To Bring Joy

Sustainable Development

Sustainable Development

Sustainable development remains an elusive objective despite decades of global commitments, policy declarations, and institutional investments. Both government agencies and nongovernmental organizations have repeatedly failed to adequately address the complex and systemic nature of sustainability challenges.

These failures stem from structural limitations, short-term policy horizons, lack of coordination, and an excessive reliance on traditional aid or regulatory mechanisms that do not fundamentally alter the systems driving environmental degradation and societal unrest.

Governments, more focused on political proclivities, often pursue sustainable development initiatives that prioritize visibility and immediate outcomes over long-term structural reform. Many public-sector strategies rely on bureaucratic frameworks that are too inflexible to adapt to local conditions or emerging innovations.

More still focus on crony enrichment and a more corrupt variant of circular economics, ensuring investments make their way, at least in part, back to campaign coffers. The influence of entrenched interests can result in policy approaches that maintain the status quo rather than disrupting unsustainable practices.

Even where legislation and regulatory mechanisms exist, enforcement is frequently weak, fragmented, or under-resourced. These shortcomings have produced a policy environment in which sustainability is promoted rhetorically but rarely realized in practice.

Nongovernmental organizations, although often driven by strong ethical commitments and informed by local expertise, encounter their own limitations. Many NGOs depend heavily on donor funding, which can restrict their independence and force alignment with donor priorities rather than local or systemic needs.

Programmatic efforts may become fragmented or redundant due to a lack of coordination across sectors and regions. In some cases, NGOs prioritize visibility and reportable outputs over substantive, long-term impact, resulting in projects that are well-publicized but structurally insignificant.
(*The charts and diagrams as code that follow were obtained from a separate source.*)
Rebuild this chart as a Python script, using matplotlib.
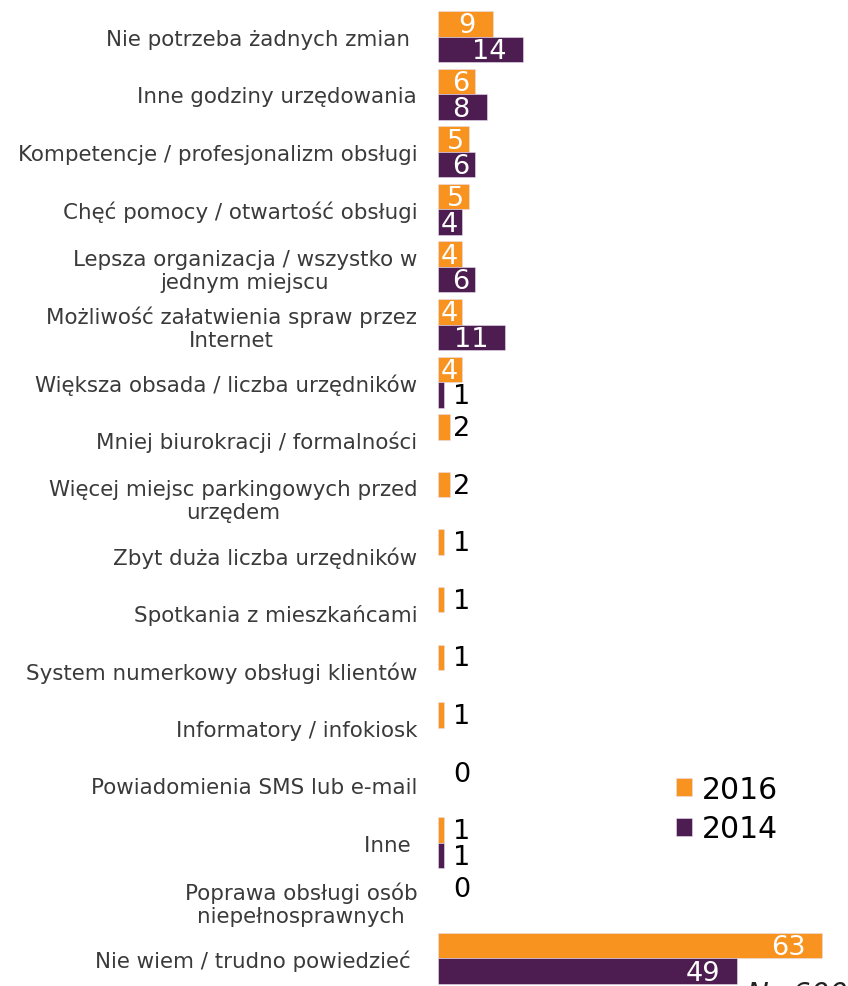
import matplotlib.pyplot as plt
import numpy as np

# ==================================================
# data

categories = [
    "Nie potrzeba żadnych zmian ",
    "Inne godziny urzędowania",
    "Kompetencje / profesjonalizm obsługi",
    "Chęć pomocy / otwartość obsługi",
    "Lepsza organizacja / wszystko w\njednym miejscu",
    "Możliwość załatwienia spraw przez\nInternet",
    "Większa obsada / liczba urzędników",
    "Mniej biurokracji / formalności",
    "Więcej miejsc parkingowych przed\nurzędem",
    "Zbyt duża liczba urzędników",
    "Spotkania z mieszkańcami",
    "System numerkowy obsługi klientów",
    "Informatory / infokiosk",
    "Powiadomienia SMS lub e-mail",
    "Inne ",
    "Poprawa obsługi osób\nniepełnosprawnych",
    "Nie wiem / trudno powiedzieć ",
]
nan = np.nan
values_2016 = [9, 6, 5, 5, 4, 4, 4, 2, 2, 1, 1, 1, 1, 0, 1, 0, 63]
values_2014 = [14, 8, 6, 4, 6, 11, 1, nan, nan, nan, nan, nan, nan, nan, 1, nan, 49]
series_names = ["2016", "2014"]
note = "N=600"

# ==================================================

ORANGE = "#F7931E"
PURPLE = "#4D1D52"
W, H = 848, 987
PX_PER_UNIT = 6.1
PITCH = 57.6
BAR_H = 0.443

fig = plt.figure(figsize=(W / 100, H / 100), dpi=100)
ax = fig.add_axes([438 / W, 0, 1 - 438 / W, 1])

n = len(categories)
y = np.arange(n)
ax.set_xlim(0, (W - 438) / PX_PER_UNIT)
ax.set_ylim((H - 37.5) / PITCH, -37.5 / PITCH)

bars = []
for vals, off, col in ((values_2016, -BAR_H / 2, ORANGE), (values_2014, BAR_H / 2, PURPLE)):
    vals = np.array(vals, dtype=float)
    mask = ~np.isnan(vals)
    lw = np.where(vals[mask] > 0, 0.4, 0)
    b = ax.barh(y[mask] + off, vals[mask], height=BAR_H, color=col,
                edgecolor="#e8dff0", linewidth=lw)
    bars.append(b)
    for yi, v in zip(y[mask], vals[mask]):
        if v >= 4:
            pad = 2.8 if v >= 7 else 0.8
            ax.text(v - pad, yi + off + 0.03, f"{v:.0f}", ha="right", va="center",
                    color="white", fontsize=19.5)
        else:
            ax.text(2.5, yi + off + 0.02, f"{v:.0f}", ha="left", va="center",
                    color="black", fontsize=19.5)

ax.set_yticks(y)
ax.set_yticklabels(categories, fontsize=15.4, color="#3a3a3a")
for lbl in ax.get_yticklabels():
    lbl.set_multialignment("center")
ax.tick_params(axis="y", length=0, pad=15)
ax.set_xticks([])
for s in ax.spines.values():
    s.set_visible(False)

ax.legend(bars, series_names, loc="upper left", bbox_to_anchor=(676 / W, 1 - 776 / H),
          bbox_transform=fig.transFigure, frameon=False, fontsize=21.5,
          handlelength=0.55, handleheight=0.55, handletextpad=0.3,
          labelspacing=0.35, borderpad=0, borderaxespad=0)

fig.text(746 / W, 6 / H, note, ha="left", va="top", fontsize=21,
         style="italic", color="#222222")

fig.savefig("out.png", dpi=100)
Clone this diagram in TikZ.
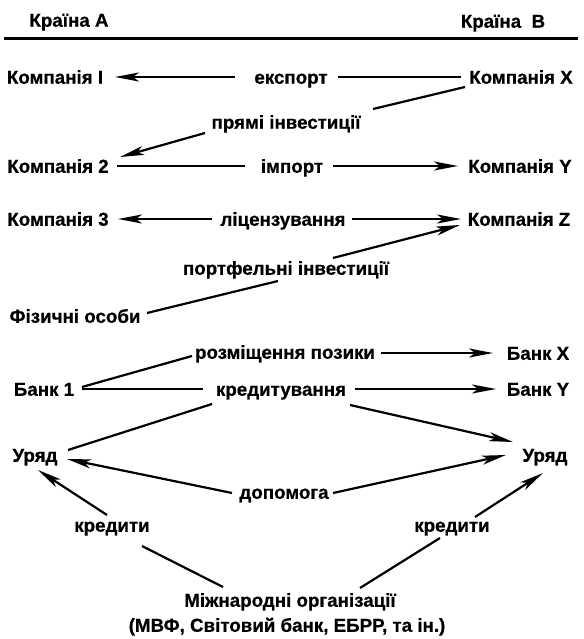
\documentclass[tikz,border=0pt]{standalone}
\usepackage{fontspec}
\setmainfont[BoldFeatures={FakeBold=0.6}]{Liberation Sans}
\usetikzlibrary{arrows.meta}
\begin{document}
\begin{tikzpicture}[x=1pt,y=-1pt,
  lbl/.style={font=\bfseries\fontsize{18.75}{22}\selectfont, inner sep=0pt, text height=13.5pt, text depth=0pt},
  con/.style={line width=2.2pt},
  arr/.style={con,-{Stealth[length=24pt,width=9pt,inset=6pt]}}]
\useasboundingbox (0,0) rectangle (583,639);
% header
\node[lbl] (kA) at (69,20) {Країна А};
\node[lbl] (kB) at (503,21) {Країна\ \ B};
\coordinate (hl) at (4,38.5);
\coordinate (hr) at (578,38.5);
\draw[line width=3pt] (hl) -- (hr);
% nodes
\node[lbl] (c1) at (55,77) {Компанія I};
\node[lbl] (exp) at (291,77) {експорт};
\node[lbl] (cX) at (521,77) {Компанія X};
\node[lbl] (pi) at (286,122) {прямі інвестиції};
\node[lbl] (c2) at (58,166) {Компанія 2};
\node[lbl] (imp) at (292,166) {імпорт};
\node[lbl] (cY) at (520,166) {Компанія Y};
\node[lbl] (c3) at (58,219) {Компанія 3};
\node[lbl] (lic) at (283,219) {ліцензування};
\node[lbl] (cZ) at (519,219) {Компанія Z};
\node[lbl] (pf) at (286,268) {портфельні інвестиції};
\node[lbl] (fo) at (75,316) {Фізичні особи};
\node[lbl] (rp) at (285,352) {розміщення позики};
\node[lbl] (bX) at (538,353) {Банк X};
\node[lbl] (b1) at (44,389) {Банк 1};
\node[lbl] (kr) at (281,389) {кредитування};
\node[lbl] (bY) at (538,389) {Банк Y};
\node[lbl] (ul) at (35,455) {Уряд};
\node[lbl] (ur) at (545,455) {Уряд};
\node[lbl] (dop) at (284,492) {допомога};
\node[lbl] (krL) at (112,525) {кредити};
\node[lbl] (krR) at (452,525) {кредити};
\node[lbl] (mo) at (290,600) {Міжнародні організації};
\node[lbl] (mo2) at (287,625) {(МВФ, Світовий банк, ЕБРР, та ін.)};
% connectors
\draw[arr] ([shift={(-56,0)}]exp.center) -- ([shift={(60,0)}]c1.center);
\draw[con] ([shift={(47,0)}]exp.center) -- ([shift={(-60,0)}]cX.center);
\draw[con] ([shift={(-56,10)}]cX.center) -- ([shift={(87,-13)}]pi.center);
\draw[arr] ([shift={(-81,11)}]pi.center) -- ([shift={(62,-9)}]c2.center);
\draw[con] ([shift={(59,0)}]c2.center) -- ([shift={(-47,0)}]imp.center);
\draw[arr] ([shift={(41,0)}]imp.center) -- ([shift={(-62,0)}]cY.center);
\draw[arr] ([shift={(-71,0)}]lic.center) -- ([shift={(60,0)}]c3.center);
\draw[arr] ([shift={(69,0)}]lic.center) -- ([shift={(-58,0)}]cZ.center);
\draw[con] ([shift={(72,-3)}]fo.center) -- ([shift={(-8,13)}]pf.center);
\draw[arr] ([shift={(47,-10)}]pf.center) -- ([shift={(-59,6)}]cZ.center);
\draw[con] ([shift={(38,-2)}]b1.center) -- ([shift={(-93,4)}]rp.center);
\draw[con] ([shift={(38,0)}]b1.center) -- ([shift={(-78,0)}]kr.center);
\draw[arr] ([shift={(96,1)}]rp.center) -- ([shift={(-45,0)}]bX.center);
\draw[arr] ([shift={(74,0)}]kr.center) -- ([shift={(-42,0)}]bY.center);
\draw[con] ([shift={(-69,15)}]kr.center) -- ([shift={(33,-5)}]ul.center);
\draw[arr] ([shift={(69,16)}]kr.center) -- ([shift={(-32,-13)}]ur.center);
\draw[arr] ([shift={(-52,1)}]dop.center) -- ([shift={(32,4)}]ul.center);
\draw[arr] ([shift={(49,1)}]dop.center) -- ([shift={(-39,0)}]ur.center);
\draw[arr] ([shift={(-5,-10)}]krL.center) -- ([shift={(3,15)}]ul.center);
\draw[con] ([shift={(-67,-13)}]mo.center) -- ([shift={(30,21)}]krL.center);
\draw[arr] ([shift={(23,-8)}]krR.center) -- ([shift={(-2,18)}]ur.center);
\draw[con] ([shift={(70,-12)}]mo.center) -- ([shift={(-12,13)}]krR.center);
\end{tikzpicture}
\end{document}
These factors have prevented many NGOs from creating the enduring institutional and economic frameworks necessary for true sustainable development.

In contrast, traditional for-profit corporations have generally prioritized shareholder value and market dominance over environmental and social concerns. Profit maximization models often externalize ecological costs and perpetuate resource extraction practices that are fundamentally incompatible with sustainability.

While recent years have seen a rise in corporate social responsibility and environmental, social, and governance reporting, these efforts often remain marginal to core business operations and lack the structural commitment required to drive systemic change. It would likely not be a stretch to proclaim that much of this has been little more than greenwashing and clever sales and marketing campaigns lacking any viable results.

However, commercial ventures owned and operated by not-for-profit organizations represent a viable and underutilized model for achieving sustainable development.

These entities are not driven by private shareholder returns but are instead governed by mandates that prioritize social, environmental, economic, and community outcomes. By leveraging the efficiency, innovation, and scaled nature of commercial operations within a mission-driven organizational structure, these ventures are capable of addressing complex development challenges in ways that are both sustainable and accountable.

The purpose of Not-for-profit business ownership of commercial ventures eliminates the pressure to deliver quarterly profits, allowing for long-term investment in projects that yield durable benefits. These ventures can reinvest revenue into community development, environmental restoration, and capacity building rather than distributing the proceeds to investors or other private shareholders. This structural orientation aligns operational incentives with broader sustainability objectives, making it possible to pursue economic viability without compromising ecological or social integrity.

Moreover, not-for-profit commercial ventures are well positioned to bridge the gap between public policy aspirations and private sector implementation. They can act as operational arms for sustainable development by delivering essential services, building local economies, and fostering innovation in areas such as energy, water, waste management, housing, education, and agriculture. Their integration into local and regional economies also creates pathways for inclusive growth, community ownership, and participatory governance ensuring tangible benefits for communities.

The advancement of systemically sustainable human growth and development requires new institutional forms that combine the strategic capacity of business with the ethical imperatives of social responsibility.

Commercial ventures under not-for-profit ownership offer precisely this hybrid capacity. They are capable of scaling solutions without extracting value from the communities and ecosystems they serve. In a global context marked by environmental crisis, resource scarcity, and persistent inequality, these ventures provide a viable path forward for realizing the full promise of sustainable development.